Angus King may be “the only candidate in a three-way race who hasn’t appeared in a Speedo,” according to Eric Russell’s June 12 article exposing (literally) the skimpy swimwear of the two major-party challengers for King’s U.S. Senate seat, but it’s the Press Herald that’s been caught with its pants down.

This article, as well as Cynthia Dill’s sexual assault victim-blaming column (May 27), and the subsequent defense of the paper’s “right” to run it by Editorial Page Editor Greg Kesich, further entrenches the paper in its role as both perpetrator and defender of the patriarchy, a pervasive system of oppression that casts women as sexual objects who bear personal responsibility for their resulting vulnerability, and men as authority figures who are exempt from being viewed, and treated, the same way.

Under the patriarchy, there is no sexual objectification of men; therefore, this paper can run a story perversely focused on the nearly nude bodies of two male U.S. Senate candidates under the “Election 2018” news banner and face no backlash for sexualizing the candidates. Can you imagine the response if the candidates were women?

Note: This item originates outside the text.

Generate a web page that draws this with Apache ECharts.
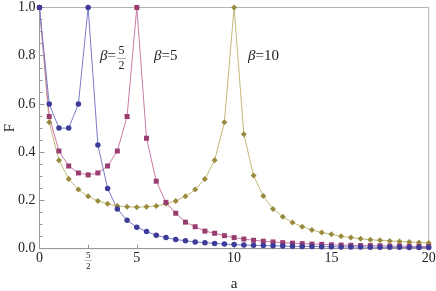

Under the patriarchy, however, only women’s bodies (not men’s) are sexual objects. Under the patriarchy, only women (not men) need “more courage” to fight workplace sexual assault. Under the patriarchy, rape culture is perpetuated by institutions that go un-censured for their blatant misogyny.

What is, perhaps, not so obvious about the patriarchy is that it oppresses everyone: men, women, and gender non-binary people alike. It is used indiscriminately to keep anyone in their place, whether that place is in the home, or in the Senate.

We don’t need a swimsuit competition in this race. What we need is an informed electorate, and that will take a measure of editorial ethics that this paper seems increasingly unwilling to deliver.